▶ [What to do]:
Only the lines from the first one through the line with "edgecolor='black', linewidth=1.2))" should be printed, exactly as they appear.

* BEGIN *

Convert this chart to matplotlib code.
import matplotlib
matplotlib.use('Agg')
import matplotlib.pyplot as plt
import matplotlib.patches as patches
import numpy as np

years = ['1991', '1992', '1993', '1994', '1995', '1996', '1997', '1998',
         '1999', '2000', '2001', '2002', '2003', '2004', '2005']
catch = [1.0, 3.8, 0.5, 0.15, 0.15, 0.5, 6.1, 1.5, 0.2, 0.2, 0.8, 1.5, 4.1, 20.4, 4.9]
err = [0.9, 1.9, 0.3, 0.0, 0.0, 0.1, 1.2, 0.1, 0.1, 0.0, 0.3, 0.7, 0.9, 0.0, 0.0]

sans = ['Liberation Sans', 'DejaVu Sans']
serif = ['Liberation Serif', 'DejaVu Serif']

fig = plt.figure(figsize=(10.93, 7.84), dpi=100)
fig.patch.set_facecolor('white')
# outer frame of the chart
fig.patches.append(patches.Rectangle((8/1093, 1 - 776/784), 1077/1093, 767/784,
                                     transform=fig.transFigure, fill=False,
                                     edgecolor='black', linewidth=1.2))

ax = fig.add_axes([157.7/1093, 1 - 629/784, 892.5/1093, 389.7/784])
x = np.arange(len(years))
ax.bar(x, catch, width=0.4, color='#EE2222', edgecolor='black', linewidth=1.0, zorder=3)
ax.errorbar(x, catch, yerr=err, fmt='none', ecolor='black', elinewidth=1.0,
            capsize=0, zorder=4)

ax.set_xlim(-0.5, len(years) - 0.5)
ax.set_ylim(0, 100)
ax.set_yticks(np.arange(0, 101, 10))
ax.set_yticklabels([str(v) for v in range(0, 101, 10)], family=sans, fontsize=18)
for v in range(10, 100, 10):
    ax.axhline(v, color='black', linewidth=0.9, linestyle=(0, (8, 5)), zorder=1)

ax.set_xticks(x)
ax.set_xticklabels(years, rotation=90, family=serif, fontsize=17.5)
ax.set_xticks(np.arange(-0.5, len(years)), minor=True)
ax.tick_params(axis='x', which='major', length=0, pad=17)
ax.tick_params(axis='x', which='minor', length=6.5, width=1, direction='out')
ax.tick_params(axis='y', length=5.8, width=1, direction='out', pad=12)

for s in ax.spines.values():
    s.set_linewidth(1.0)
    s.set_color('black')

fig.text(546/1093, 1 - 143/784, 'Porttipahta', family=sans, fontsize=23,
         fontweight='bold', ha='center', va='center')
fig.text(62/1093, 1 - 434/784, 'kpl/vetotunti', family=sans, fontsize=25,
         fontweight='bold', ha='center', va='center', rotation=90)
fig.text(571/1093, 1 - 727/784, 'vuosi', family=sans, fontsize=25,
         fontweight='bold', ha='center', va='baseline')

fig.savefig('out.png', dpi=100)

* END *

▶ [Completed task]:
Convert this chart to matplotlib code.
import matplotlib
matplotlib.use('Agg')
import matplotlib.pyplot as plt
import matplotlib.patches as patches
import numpy as np

years = ['1991', '1992', '1993', '1994', '1995', '1996', '1997', '1998',
         '1999', '2000', '2001', '2002', '2003', '2004', '2005']
catch = [1.0, 3.8, 0.5, 0.15, 0.15, 0.5, 6.1, 1.5, 0.2, 0.2, 0.8, 1.5, 4.1, 20.4, 4.9]
err = [0.9, 1.9, 0.3, 0.0, 0.0, 0.1, 1.2, 0.1, 0.1, 0.0, 0.3, 0.7, 0.9, 0.0, 0.0]

sans = ['Liberation Sans', 'DejaVu Sans']
serif = ['Liberation Serif', 'DejaVu Serif']

fig = plt.figure(figsize=(10.93, 7.84), dpi=100)
fig.patch.set_facecolor('white')
# outer frame of the chart
fig.patches.append(patches.Rectangle((8/1093, 1 - 776/784), 1077/1093, 767/784,
                                     transform=fig.transFigure, fill=False,
                                     edgecolor='black', linewidth=1.2))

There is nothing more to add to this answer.